Bien sûr, il y a mon physique de mannequin, mais j’ose à peine croire que cet argument puisse être pris en compte par les recruteurs. Il y a aussi mes insomnies qui te font peut-être penser que les horaires décalés me conviendraient.

Je ne sais pas si mon doctorat en science politique te donne l’impression que je serais apte à régler les questions internationales délicates qui émergent entre deux flacons de parfum ou devant la caisse. Tu as peut-être noté que j’ai travaillé dans la diplomatie et en as conclu que je savais passer la pommade ? Est-ce plutôt, de manière générale, mon profil international, ou peut-être mes dix années d’expatriation qui font le poids ? Mon blog de Mediapart qui te ferait dire que j’ai de la tchatche ? Mon expérience d’enseignante qui te fait penser que je mènerai les clients à la baguette ? Ou peut-être as-tu lu mes publications et tu y as constaté une envolée qui convenait tellement à un aéroport ?

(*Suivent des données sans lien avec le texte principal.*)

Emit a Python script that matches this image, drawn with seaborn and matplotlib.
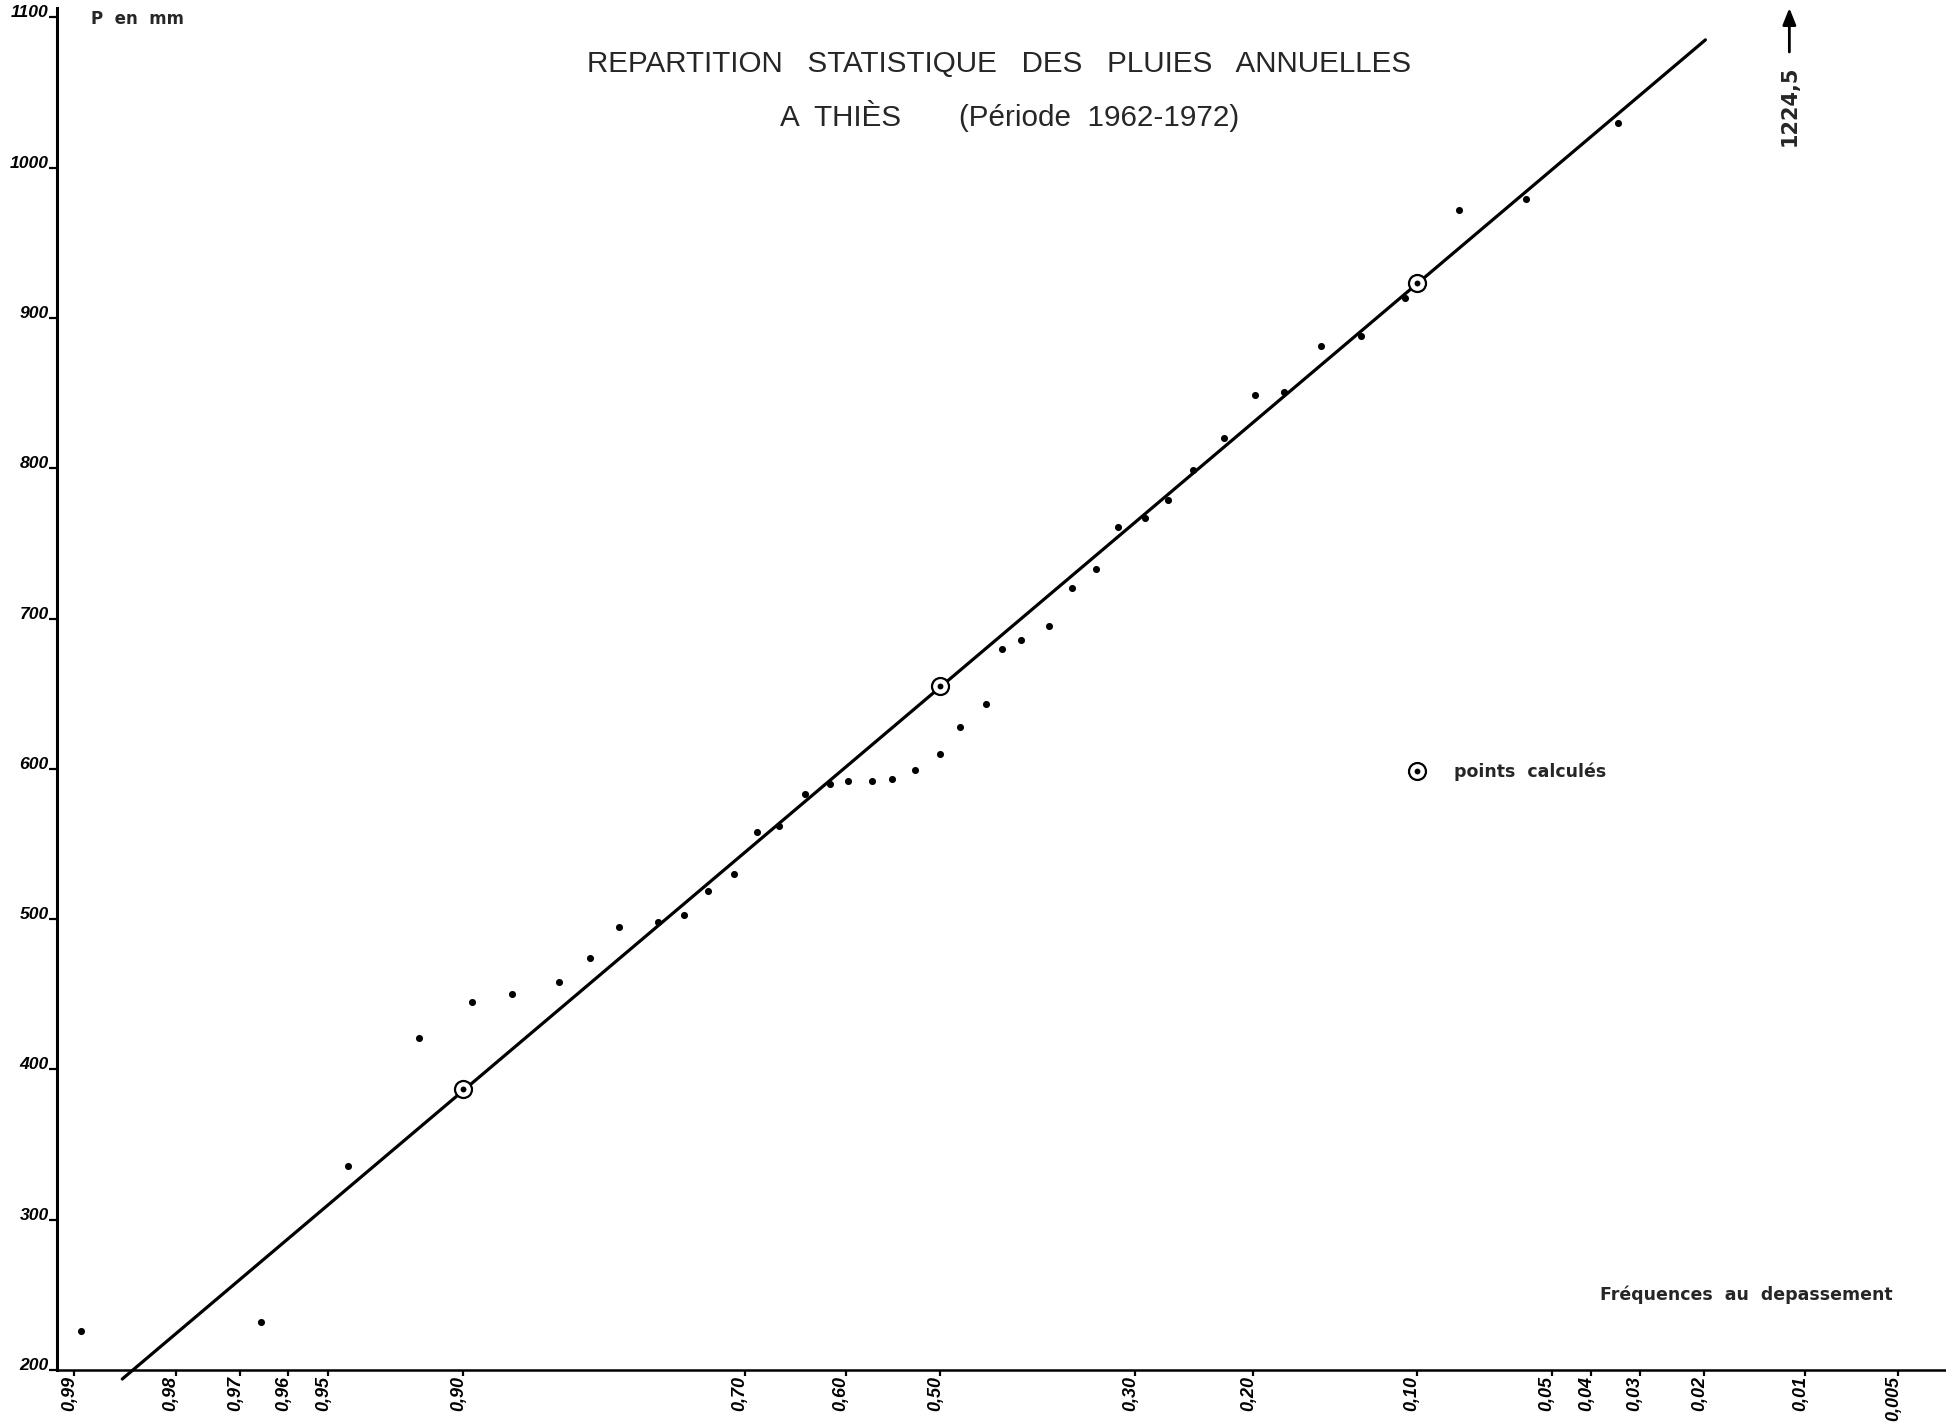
import math
import numpy as np
import pandas as pd
import matplotlib
matplotlib.use("Agg")
import matplotlib.pyplot as plt
from matplotlib.lines import Line2D
from matplotlib.ticker import NullLocator
import seaborn as sns

# ---------------- data ----------------
freq_depassement = [0.9895, 0.9660, 0.9441, 0.9193, 0.8957, 0.8747, 0.8470, 0.8266,
                    0.8057, 0.7753, 0.7543, 0.7336, 0.7096, 0.6886, 0.6671, 0.6411,
                    0.6160, 0.5970, 0.5719, 0.5513, 0.5262, 0.5000, 0.4779, 0.4501,
                    0.4335, 0.4135, 0.3841, 0.3611, 0.3372, 0.3161, 0.2905, 0.2700,
                    0.2477, 0.2224, 0.1983, 0.1772, 0.1527, 0.1289, 0.1056, 0.0814,
                    0.0575, 0.0342]
pluie_mm = [226, 232, 336, 421, 445, 450, 458, 474, 495, 498, 503, 519, 530, 558,
            562, 583, 590, 592, 592, 593, 599, 610, 628, 643, 680, 686, 695, 720,
            733, 761, 767, 779, 799, 820, 849, 851, 881, 888, 913, 972, 979, 1030]

calc_freq = [0.90, 0.50, 0.10]
calc_pluie = [387, 655, 923]

droite_freq = [0.986, 0.0198]
droite_pluie = [194, 1085]

max_freq = 0.0112
max_label = "1224,5"

xtick_values = [0.99, 0.98, 0.97, 0.96, 0.95, 0.90, 0.70, 0.60, 0.50, 0.30, 0.20,
                0.10, 0.05, 0.04, 0.03, 0.02, 0.01, 0.005]
xtick_labels = ["0,99", "0,98", "0,97", "0,96", "0,95", "0,90", "0,70", "0,60",
                "0,50", "0,30", "0,20", "0,10", "0,05", "0,04", "0,03", "0,02",
                "0,01", "0,005"]
ytick_values = [200, 300, 400, 500, 600, 700, 800, 900, 1000, 1100]
ytick_labels = ["200", "300", "400", "500", "600", "700", "800", "900", "1000", "1100"]

title_1 = "REPARTITION   STATISTIQUE   DES   PLUIES   ANNUELLES"
title_2 = "A  THIÈS       (Période  1962-1972)"
y_label = "P  en  mm"
x_label = "Fréquences  au  depassement"
legend_label = "points  calculés"

# ---------------- Gaussian probability scale ----------------
_A = [-3.969683028665376e+01, 2.209460984245205e+02, -2.759285104469687e+02,
      1.383577518672690e+02, -3.066479806614716e+01, 2.506628277459239e+00]
_B = [-5.447609879822406e+01, 1.615858368580409e+02, -1.556989798598866e+02,
      6.680131188771972e+01, -1.328068155288572e+01]
_C = [-7.784894002430293e-03, -3.223964580411365e-01, -2.400758277161838e+00,
      -2.549732539343734e+00, 4.374664141464968e+00, 2.938163982698783e+00]
_D = [7.784695709041462e-03, 3.224671290700398e-01, 2.445134137142996e+00,
      3.754408661907416e+00]


def norm_ppf(p):
    p = np.asarray(p, dtype=float)
    shape = p.shape
    p = np.clip(np.nan_to_num(p.ravel(), nan=0.5), 1e-12, 1 - 1e-12)
    x = np.empty_like(p)
    plow = 0.02425
    lo = p < plow
    hi = p > 1 - plow
    mid = ~(lo | hi)
    q = np.sqrt(-2 * np.log(p[lo]))
    x[lo] = (((((_C[0]*q+_C[1])*q+_C[2])*q+_C[3])*q+_C[4])*q+_C[5]) / \
            ((((_D[0]*q+_D[1])*q+_D[2])*q+_D[3])*q+1)
    q = p[mid] - 0.5
    r = q * q
    x[mid] = (((((_A[0]*r+_A[1])*r+_A[2])*r+_A[3])*r+_A[4])*r+_A[5])*q / \
             (((((_B[0]*r+_B[1])*r+_B[2])*r+_B[3])*r+_B[4])*r+1)
    q = np.sqrt(-2 * np.log(1 - p[hi]))
    x[hi] = -(((((_C[0]*q+_C[1])*q+_C[2])*q+_C[3])*q+_C[4])*q+_C[5]) / \
             ((((_D[0]*q+_D[1])*q+_D[2])*q+_D[3])*q+1)
    return x.reshape(shape)


_erf = np.vectorize(math.erf, otypes=[float])


def norm_cdf(z):
    z = np.asarray(z, dtype=float)
    return 0.5 * (1.0 + _erf(z / math.sqrt(2.0)))


# ---------------- figure ----------------
sns.set_theme(style="white")
plt.rcParams["font.family"] = ["DejaVu Sans"]

W, H = 1946, 1424
fig = plt.figure(figsize=(W / 100, H / 100), dpi=100)
fig.patch.set_facecolor("white")
ax = fig.add_axes([57 / W, 1 - 1370 / H, 1889 / W, 1362 / H])
ax.set_facecolor("white")

df_pts = pd.DataFrame({"freq": freq_depassement, "pluie": pluie_mm})
df_calc = pd.DataFrame({"freq": calc_freq, "pluie": calc_pluie})
df_line = pd.DataFrame({"freq": droite_freq, "pluie": droite_pluie})

sns.lineplot(data=df_line, x="freq", y="pluie", ax=ax, color="black", lw=2.3,
             sort=False, estimator=None, clip_on=False, zorder=2)
sns.scatterplot(data=df_pts, x="freq", y="pluie", ax=ax, color="black", s=26,
                linewidth=0, zorder=4, legend=False)
sns.scatterplot(data=df_calc, x="freq", y="pluie", ax=ax, color="white", s=150,
                edgecolor="black", linewidth=1.6, zorder=5, legend=False)
sns.scatterplot(data=df_calc, x="freq", y="pluie", ax=ax, color="black", s=18,
                linewidth=0, zorder=6, legend=False)

ax.set_xscale("function", functions=(norm_ppf, norm_cdf))
ax.set_xlim(0.99117, 0.00342)
ax.set_ylim(200, 1106.2)

tick_font = dict(family=["Liberation Sans", "DejaVu Sans"], fontweight="bold",
                 fontstyle="italic")
ax.set_xticks(xtick_values)
ax.set_xticklabels(xtick_labels, rotation=90, ha="right", va="baseline",
                   rotation_mode="anchor", fontsize=13, **tick_font)
ax.xaxis.set_minor_locator(NullLocator())
ax.set_yticks(ytick_values)
ax.set_yticklabels(ytick_labels, va="baseline", fontsize=12.6, **tick_font)
ax.yaxis.set_minor_locator(NullLocator())

ax.tick_params(axis="x", direction="out", length=4, width=1.6, pad=0,
               colors="black", bottom=True)
ax.tick_params(axis="y", direction="out", length=6, width=1.6, pad=0,
               colors="black", left=True)
for side in ("top", "right"):
    ax.spines[side].set_visible(False)
ax.spines["left"].set_linewidth(2.2)
ax.spines["bottom"].set_linewidth(1.8)
for side in ("left", "bottom"):
    ax.spines[side].set_color("black")
ax.set_xlabel("")
ax.set_ylabel("")

# legend
ring = Line2D([], [], marker="o", ms=12.2, mfc="white", mec="black", mew=1.6, ls="none")
dot = Line2D([], [], marker="o", ms=4.2, mfc="black", mec="black", mew=0, ls="none")
ax.legend([(ring, dot)], [legend_label], loc="center left",
          bbox_to_anchor=(0.7152, 0.4391), frameon=False, borderpad=0,
          borderaxespad=0, handlelength=1.0, handletextpad=1.64,
          prop=dict(family="DejaVu Sans", weight="bold", size=12.5))

# texts
fig.text(998.6 / W, 1 - 64 / H, title_1, ha="center", va="center",
         family=["Liberation Sans", "DejaVu Sans"], fontsize=21.3)
fig.text(1010 / W, 1 - 116 / H, title_2, ha="center", va="center",
         family=["Liberation Sans", "DejaVu Sans"], fontsize=21.3)
fig.text(90.7 / W, 1 - 18.5 / H, y_label, ha="left", va="center",
         family="DejaVu Sans", fontweight="bold", fontsize=12)
fig.text(1600 / W, 1 - 1295 / H, x_label, ha="left", va="center",
         family="DejaVu Sans", fontweight="bold", fontsize=12.5)

# off-chart maximum
trans = ax.get_xaxis_transform()
ax.annotate("", xy=(max_freq, 1.0), xycoords=trans,
            xytext=(max_freq, 0.9677), textcoords=trans,
            arrowprops=dict(arrowstyle="-|>,head_length=0.5,head_width=0.2",
                            mutation_scale=20, lw=2, color="black",
                            shrinkA=0, shrinkB=0),
            annotation_clip=False)
ax.text(max_freq, 0.928, max_label, transform=trans, rotation=90, ha="center",
        va="center", family="DejaVu Sans", fontweight="bold", fontsize=15,
        clip_on=False)

fig.savefig("out.png", dpi=100, facecolor="white")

Enfin, je te fais confiance, cher Pôle Emploi. Si tu m’envoies cette offre, c’est qu’elle est pour moi. Tu as sans doute tes raisons de penser qu’un enseignant-chercheur à profil international serait une excellente vitrine pour la France, et que le Duty Free de l’aéroport serait le meilleur endroit pour l’afficher.

Juste une question. «  Bonnes conditions de travail », je comprends, c’est joli les Duty Free et l’uniforme est d’un chic. Mais « rémunération honorable », ça ne sentirait pas le smic, ça ? Enfin bon, quelle importance. Vu ce qu’on gagne dans mon métier en France, ça ne fera pas une grande différence.

A tout à l’heure, cher Pôle Emploi. Je me maquille, je défais mon chignon de prof et j’arrive.